The phase of House impeachment hearings that concluded this week established, beyond reasonable doubt, that President Trump withheld congressionally authorized aid from Ukraine as a way of coercing its government into launching an investigation that, he hoped, would taint a political rival, Joe Biden.
Here is the political toll this has taken on Trump: Since the day the hearings started, his approval rating, as measured in the Real Clear Politics polling average, has risen by slightly less than a point, and his disapproval rating has fallen by slightly more than a point.
There was a time when you could shock people with paragraphs like that.
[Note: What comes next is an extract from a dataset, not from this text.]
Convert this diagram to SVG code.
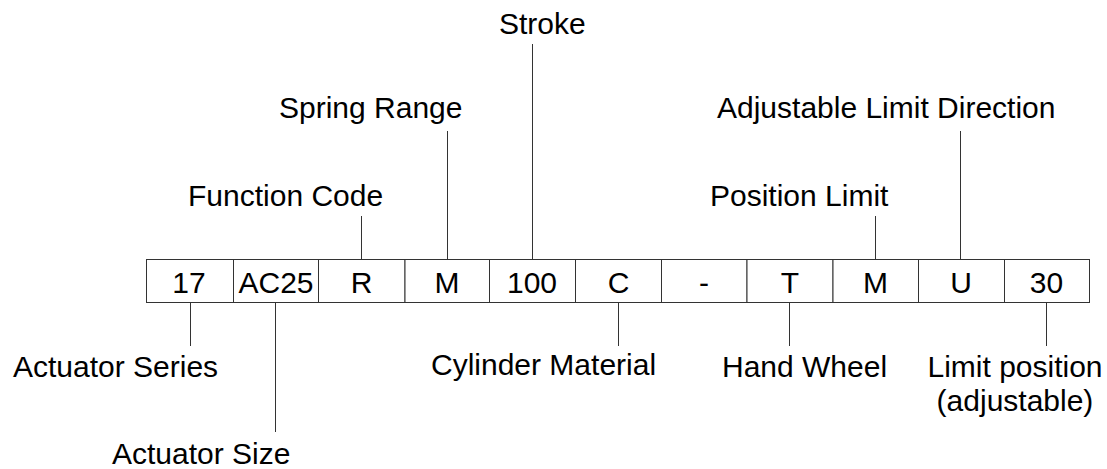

But over the past three years Trump’s core support has proved so durable in the face of so much bad publicity that many Trump opponents have come to expect the worst. Poll numbers that once induced much wailing and gnashing of #Resistance teeth now elicit knowing, sardonic nods.
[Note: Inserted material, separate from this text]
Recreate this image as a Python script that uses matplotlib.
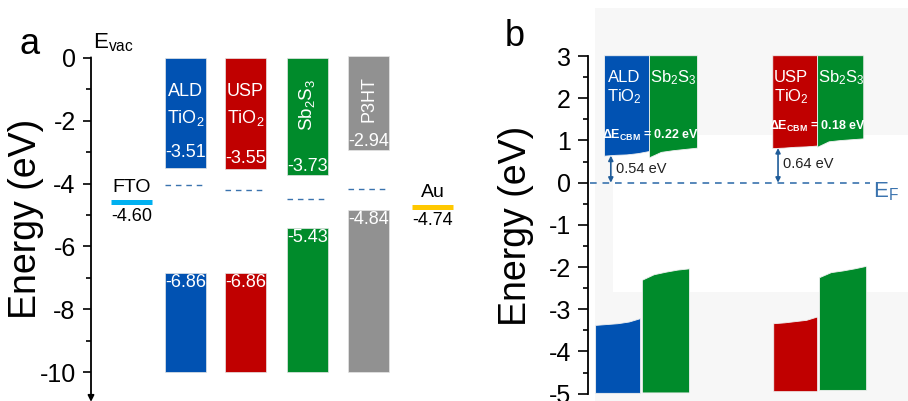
import matplotlib
matplotlib.use("Agg")
import matplotlib.pyplot as plt
from matplotlib.patches import Rectangle
import numpy as np

plt.rcParams.update(
    {
        "font.family": ["Liberation Sans", "DejaVu Sans"],
        "mathtext.fontset": "custom",
        "mathtext.rm": "Liberation Sans",
        "mathtext.it": "Liberation Sans",
        "mathtext.bf": "Liberation Sans:bold",
        "axes.linewidth": 1.3,
    }
)

BLUE = "#0152B2"
RED = "#C00000"
GREEN = "#008B2B"
GRAY = "#919191"
FTO_C = "#00B0F0"
AU_C = "#FFC800"
DASH_C = "#3A73AE"

# ---- panel a: energy levels vs vacuum ----
layers = ["ALD", "USP", "Sb2S3", "P3HT"]
block_top = [0.0, 0.0, 0.0, 0.05]
cbm = [-3.51, -3.55, -3.73, -2.94]
vbm = [-6.86, -6.86, -5.43, -4.84]
block_bottom = [-10.0, -10.0, -10.0, -10.0]
fermi = [-4.03, -4.20, -4.50, -4.17]
electrodes = ["FTO", "Au"]
work_fn = [-4.60, -4.74]
yticks_a = [0, -2, -4, -6, -8, -10]

# ---- panel b: band alignment vs E_F (read at 0, 1/4, 1/2, 3/4, 1 of slab width) ----
ald_cb = [0.64, 0.66, 0.67, 0.70, 0.75]
ald_sb_cb = [0.60, 0.73, 0.77, 0.80, 0.83]
usp_cb = [0.82, 0.83, 0.85, 0.86, 0.88]
usp_sb_cb = [0.85, 0.98, 1.01, 1.03, 1.05]
ald_vb = [-3.37, -3.35, -3.33, -3.29, -3.21]
ald_sb_vb = [-2.30, -2.17, -2.11, -2.06, -2.03]
usp_vb = [-3.33, -3.31, -3.28, -3.25, -3.17]
usp_sb_vb = [-2.24, -2.12, -2.08, -2.03, -1.97]
slab_top = 3.02
slab_bottom = [-4.98, -4.97, -4.94, -4.91]
offsets = [0.54, 0.64]
dcbm = [0.22, 0.18]
yticks_b = [3, 2, 1, 0, -1, -2, -3, -4, -5]

fig = plt.figure(figsize=(9.08, 4.01), dpi=100)

# light background patches behind panel b (screenshot look)
fig.patches.append(Rectangle((0.6553, 0.0), 0.3447, 0.98, transform=fig.transFigure,
                             facecolor="#F7F7F7", edgecolor="none", zorder=-2))
fig.patches.append(Rectangle((0.6751, 0.2718), 0.3249, 0.3915, transform=fig.transFigure,
                             facecolor="white", edgecolor="none", zorder=-1))

# ================= panel a =================
ax = fig.add_axes([0.10022, 0.00574, 0.4064, 0.9594])
ax.set_xlim(-0.67, 5.45)
ax.set_ylim(-10.85, 1.4)
for s in ["top", "right", "bottom", "left"]:
    ax.spines[s].set_visible(False)
ax.set_xticks([])
ax.set_yticks(yticks_a)
ax.set_yticklabels([f"{t:g}" for t in yticks_a])
ax.set_yticks(np.arange(-9, 0, 2), minor=True)
ax.tick_params(axis="y", which="major", length=6, width=1.2, pad=5, labelsize=18)
ax.tick_params(axis="y", which="minor", length=3.5, width=1.2)
ax.annotate("", xy=(0, -10.95), xytext=(0, 0.02),
            xycoords=("axes fraction", "data"), textcoords=("axes fraction", "data"),
            arrowprops=dict(arrowstyle="-|>", lw=1.3, color="k", mutation_scale=9,
                            shrinkA=0, shrinkB=0))

xa = [0.90, 1.89, 2.92, 3.94]
w = 0.68
colors_a = [BLUE, RED, GREEN, GRAY]
for i in range(len(layers)):
    ax.bar(xa[i], block_top[i] - cbm[i], bottom=cbm[i], width=w, color=colors_a[i],
           edgecolor="#E6E6E6", linewidth=0.5)
    ax.bar(xa[i], vbm[i] - block_bottom[i], bottom=block_bottom[i], width=w,
           color=colors_a[i], edgecolor="#E6E6E6", linewidth=0.5)
    ax.hlines(fermi[i], xa[i] - w / 2, xa[i] + w / 2, colors=DASH_C, lw=1.0,
              linestyles=(0, (4, 3.5)))
    ax.text(xa[i], vbm[i] - 0.3, f"{vbm[i]:.2f}", color="white", fontsize=13,
            ha="center", va="center")

lift = [0.5, 0.35, 0.27, 0.28]
for i in range(len(layers)):
    ax.text(xa[i], cbm[i] + lift[i], f"{cbm[i]:.2f}", color="white", fontsize=13,
            ha="center", va="center")

ax.text(xa[0], -1.08, "ALD", color="white", fontsize=13, ha="center", va="center")
ax.text(xa[0], -1.9, r"TiO$_2$", color="white", fontsize=13, ha="center", va="center")
ax.text(xa[1], -1.08, "USP", color="white", fontsize=13, ha="center", va="center")
ax.text(xa[1], -1.9, r"TiO$_2$", color="white", fontsize=13, ha="center", va="center")
ax.text(xa[2], -1.5, r"Sb$_2$S$_3$", color="white", fontsize=13.5, ha="center",
        va="center", rotation=90)
ax.text(xa[3], -1.3, "P3HT", color="white", fontsize=13, ha="center", va="center",
        rotation=90)

xe = [0.0, 5.0]
ecol = [FTO_C, AU_C]
for i in range(len(electrodes)):
    ax.hlines(work_fn[i], xe[i] - w / 2, xe[i] + w / 2, colors=ecol[i], lw=3.6)
    ax.text(xe[i], work_fn[i] + 0.47, electrodes[i], fontsize=14, ha="center", va="center")
    ax.text(xe[i], work_fn[i] - 0.45, f"{work_fn[i]:.2f}", fontsize=13, ha="center",
            va="center")

ax.text(-0.63, 0.5, r"E$_{\mathrm{vac}}$", fontsize=16, ha="left", va="center")
fig.text(30 / 908, 1 - 45 / 401, "a", fontsize=26, ha="center", va="center")
fig.text(26 / 908, 1 - 219 / 401, "Energy (eV)", fontsize=27, rotation=90,
         ha="center", va="center")

# ================= panel b =================
bx = fig.add_axes([0.6473, 0.0077, 0.3528, 0.9893])
bx.patch.set_alpha(0)
bx.set_xlim(0, 10)
bx.set_ylim(-5.1, 4.3)
for s in ["top", "right", "bottom"]:
    bx.spines[s].set_visible(False)
bx.spines["left"].set_bounds(-5, 3)
bx.set_xticks([])
bx.set_yticks(yticks_b)
bx.set_yticklabels([f"{t:g}" for t in yticks_b])
bx.set_yticks(np.arange(-4.5, 3, 1.0), minor=True)
bx.tick_params(axis="y", which="major", length=7, width=1.2, pad=5, labelsize=18)
bx.tick_params(axis="y", which="minor", length=3.5, width=1.2)


def slab(x0, x1, lower, upper, color):
    lower = np.broadcast_to(np.asarray(lower, float), (5,))
    upper = np.broadcast_to(np.asarray(upper, float), (5,))
    xs = np.linspace(x0, x1, 5)
    bx.fill_between(xs, lower, upper, color=color, lw=0.6, edgecolor="#F0F0F0", zorder=2)


# upper (conduction) slabs
slab(0.51, 1.91, ald_cb, slab_top, BLUE)
slab(1.91, 3.41, ald_sb_cb, slab_top, GREEN)
slab(5.76, 7.16, usp_cb, slab_top, RED)
slab(7.16, 8.60, usp_sb_cb, slab_top, GREEN)
# lower (valence) slabs
slab(0.23, 1.63, slab_bottom[0], ald_vb, BLUE)
slab(1.69, 3.16, slab_bottom[1], ald_sb_vb, GREEN)
slab(5.79, 7.16, slab_bottom[2], usp_vb, RED)
slab(7.22, 8.69, slab_bottom[3], usp_sb_vb, GREEN)

bx.hlines(0, 0.07, 8.8, colors=DASH_C, lw=1.2, linestyles=(0, (4, 3.5)), zorder=3)
bx.text(8.9, -0.22, r"E$_\mathrm{F}$", color=DASH_C, fontsize=16, ha="left", va="center")

arrow_x = [0.72, 5.94]
arrow_top = [ald_cb[0], usp_cb[0]]
label_y = [0.32, 0.44]
for i in range(2):
    bx.annotate("", xy=(arrow_x[i], arrow_top[i]), xytext=(arrow_x[i], 0),
                arrowprops=dict(arrowstyle="<|-|>", lw=1.2, color="#1F5C99",
                                mutation_scale=7, shrinkA=0, shrinkB=0), zorder=4)
    bx.text(arrow_x[i] + 0.17, label_y[i], f"{offsets[i]:.2f} eV", fontsize=10.5,
            color="#222222", ha="left", va="center")

for xc, name in [(1.14, "ALD"), (6.35, "USP")]:
    bx.text(xc, 2.5, name, color="white", fontsize=12, ha="center", va="center", zorder=5)
    bx.text(xc, 2.03, r"TiO$_2$", color="white", fontsize=12, ha="center", va="center",
            zorder=5)
for xc in [2.67, 7.91]:
    bx.text(xc, 2.5, r"Sb$_2$S$_3$", color="white", fontsize=12, ha="center",
            va="center", zorder=5)

dcbm_y = [1.13, 1.34]
dcbm_x = [1.97, 7.18]
for i in range(2):
    bx.text(dcbm_x[i], dcbm_y[i], r"$\mathbf{\Delta E_{CBM}}$" + f" = {dcbm[i]:.2f} eV",
            color="white", fontsize=9, fontweight="bold", ha="center", va="center", zorder=5)

fig.text(515 / 908, 1 - 36 / 401, "b", fontsize=26, ha="center", va="center")
fig.text(516 / 908, 1 - 226 / 401, "Energy (eV)", fontsize=27, rotation=90,
         ha="center", va="center")

fig.savefig("out.png", dpi=100)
The two most common explanations for the resilience of Trump’s support are:
1) His supporters are intellectually or morally deficient—too stupid to rationally assess evidence of his transgressions or too enthralled by his bigotry to care about them.
2) His supporters, like his opponents, get their news via customized social media feed and/or their favorite cable news channel, and so receive a selective rendering of reality. So, for example, this week the entertainingly goofy donor/diplomat Gordon Sondland said—depending on which media and social media ecosystem you occupy—either (a) it had long been obvious to him that Trump was conditioning military aid on Ukraine’s vowing to investigate the firm that employed Biden’s son; or (b) he’d never actually heard Trump say aid was conditioned on the investigation, and in fact, when he asked what Trump wanted from Ukraine, Trump said he wanted nothing.
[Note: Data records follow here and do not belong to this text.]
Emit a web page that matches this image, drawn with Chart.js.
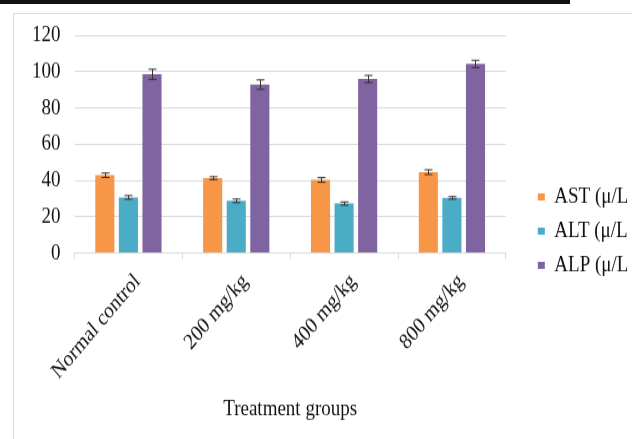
<!DOCTYPE html>
<html>
<head>
<meta charset="utf-8">
<script src="https://cdn.jsdelivr.net/npm/chart.js@4/dist/chart.umd.min.js"></script>
<style>
  html, body { margin: 0; padding: 0; width: 632px; height: 439px; overflow: hidden; background: #fff; }
  #topline { position: absolute; left: 0; top: 0; width: 570px; height: 4px; background: #111; }
  #frame { position: absolute; left: 13px; top: 13px; width: 680px; height: 460px; border: 1px solid #dcdcdc; box-sizing: border-box; }
  /* the reference picture is stretched vertically, so the chart is too */
  #wrap { position: absolute; left: 14px; top: 14px; width: 613px; height: 360px; transform: scale(1, 1.18); transform-origin: 0 0; }
</style>
</head>
<body>
<div id="topline"></div>
<div id="frame"></div>
<div id="wrap"><canvas id="myChart"></canvas></div>
<script>
const groups = ['Normal control', '200 mg/kg', '400 mg/kg', '800 mg/kg'];
const astValues = [42.9, 41.3, 40.3, 44.6];
const astErrors = [1.2, 0.8, 1.3, 1.3];
const altValues = [30.7, 28.8, 27.3, 30.4];
const altErrors = [1.0, 1.0, 0.9, 0.7];
const alpValues = [98.5, 92.8, 95.9, 104.2];
const alpErrors = [2.8, 2.6, 2.0, 2.0];
const yTicks = [0, 20, 40, 60, 80, 100, 120];

const serif = '"Liberation Serif", "Times New Roman", serif';

// draws the +/- error whiskers on top of each bar
const errorBars = {
    id: 'errorBars',
    afterDatasetsDraw(chart) {
        const ctx = chart.ctx;
        const yScale = chart.scales.y;
        ctx.save();
        ctx.strokeStyle = '#333';
        ctx.lineWidth = 1;
        chart.data.datasets.forEach((ds, i) => {
            const meta = chart.getDatasetMeta(i);
            meta.data.forEach((bar, j) => {
                const err = ds.errors[j];
                const top = yScale.getPixelForValue(ds.data[j] + err);
                const bottom = yScale.getPixelForValue(ds.data[j] - err);
                const x = Math.round(bar.x) + 0.5;
                ctx.beginPath();
                ctx.moveTo(x, top);
                ctx.lineTo(x, bottom);
                ctx.moveTo(x - 4, top);
                ctx.lineTo(x + 4, top);
                ctx.moveTo(x - 4, bottom);
                ctx.lineTo(x + 4, bottom);
                ctx.stroke();
            });
        });
        ctx.restore();
    }
};

const chartData = {
    labels: groups,
    datasets: [
        { label: 'AST (\u03bc/L)', data: astValues, errors: astErrors, backgroundColor: '#F79646' },
        { label: 'ALT (\u03bc/L)', data: altValues, errors: altErrors, backgroundColor: '#4BACC6' },
        { label: 'ALP (\u03bc/L)', data: alpValues, errors: alpErrors, backgroundColor: '#8064A2' }
    ]
};

const ctx = document.getElementById('myChart').getContext('2d');
const myChart = new Chart(ctx, {
    type: 'bar',
    data: chartData,
    plugins: [errorBars],
    options: {
        responsive: true,
        maintainAspectRatio: false,
        animation: false,
        datasets: { bar: { categoryPercentage: 0.656, barPercentage: 0.81 } },
        layout: { padding: { top: 18, left: 18, bottom: 10, right: 0 } },
        plugins: {
            tooltip: { enabled: false },
            legend: {
                position: 'right',
                labels: {
                    boxWidth: 7, boxHeight: 6, padding: 10,
                    color: '#111',
                    font: { family: serif, size: 19 }
                }
            }
        },
        scales: {
            x: {
                grid: { drawOnChartArea: false, drawTicks: true, tickLength: 5, color: '#d9d9d9' },
                border: { display: true, color: '#d9d9d9' },
                ticks: { color: '#111', maxRotation: 45, minRotation: 45, padding: 8, labelOffset: 9, font: { family: serif, size: 19 } },
                title: { display: true, text: 'Treatment groups', color: '#111', padding: { top: 1 }, font: { family: serif, size: 19 } }
            },
            y: {
                min: 0, max: 120,
                afterBuildTicks: s => { s.ticks = yTicks.map(v => ({ value: v })); },
                grid: { color: '#d9d9d9', drawTicks: true, tickLength: 14, tickColor: 'rgba(0,0,0,0)' },
                border: { display: false },
                ticks: { color: '#111', padding: 0, font: { family: serif, size: 19 } }
            },
            gap: {
                position: 'right',
                display: true,
                grid: { display: false },
                border: { display: false },
                ticks: { display: false },
                afterFit: s => { s.width = 22; }
            }
        }
    }
});
</script>
</body>
</html>
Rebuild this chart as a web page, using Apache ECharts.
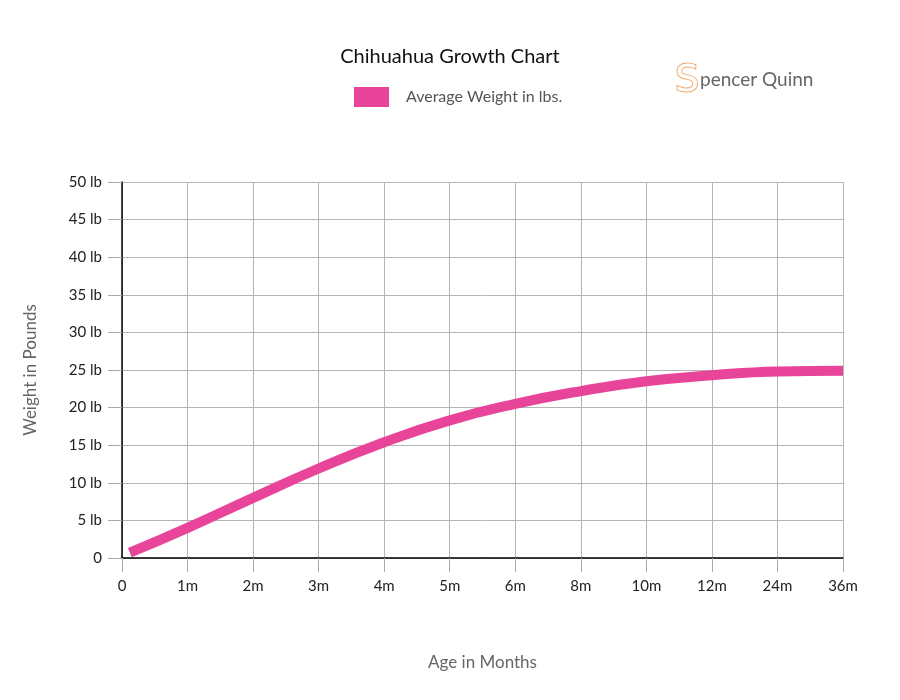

Of the two explanations for Trump’s enduring Republican popularity—Trump supporters with defective brains and balkanized media landscape—I favor the second. But with this asterisk: Trump supporters do have defective brains in the sense that we all have defective brains. We all have cognitive biases of various kinds that shape our behavior in not necessarily rational ways.
Consider this: While Trump’s poll numbers were improving, so were Joe Biden’s. In the RCP average, Biden’s lead over his nearest rival for the Democratic presidential nomination has gone from 5 points to 10 points since the hearings started.
This at first seems odd, since the hearings brought no obviously favorable publicity for Biden. His son did, after all, take an absurdly high-paying job from a sketchy Ukrainian firm that presumably hoped he could use his family connection to influence American policy in its favor—and this awkward fact was only underscored by the hearings.
Still, the hearings also underscored something else: Biden had been the ultimate target of Trump’s manipulation of the Ukrainian government. And, in polarized times, the perception that you’re under attack from the enemy tribe can do wonders for your status within your own tribe. The same dynamic works for Trump: the hearings highlighted, for Republicans, that he was being attacked by congressional Democrats.
I’m not kidding. We don’t generally think of bitter contests between opposing camps as non-zero-sum games, but there are various ways a non-zero-sum dynamic can enter them. One is that bitter contestation between tribes can elevate the intratribal status of leading figures on both sides. And this effect is presumably stronger in an age when the two tribes’ media and social media ecosystems can convey the message—with little chance of contradiction—that the other tribe’s attacks on their leaders are unjust. (The witnesses who most thrilled Trump opponents—the ones, like Fiona Hill, who most explicitly criticized Trump’s conduct and policies—may have been the witnesses who most energized Trump supporters, since a seeming dislike of Trump on the part of witnesses from the bureaucracy could be seen as evidence that the proceedings were rigged, and the Deep State was in on the job.)
This is one thing Democratic impeachment skeptics have warned about—that impeachment proceedings would intensify the sense of siege that Trump has cultivated among supporters. And a strengthened siege mentality not only bodes well for Republican turnout in 2020 but, in the meanwhile, may render Trump supporters even less receptive to evidence of Trump’s incompetence and corruption than they were before. (I know what you’re thinking: Is that even possible? Yes. Worse is always possible.)
The game isn’t over. More evidence may come to light, and with a person as fundamentally amoral and corrupt as Trump, there’s always the chance of evidence so damning as to give second thoughts even to true believers. But right now we seem to be a long way from there.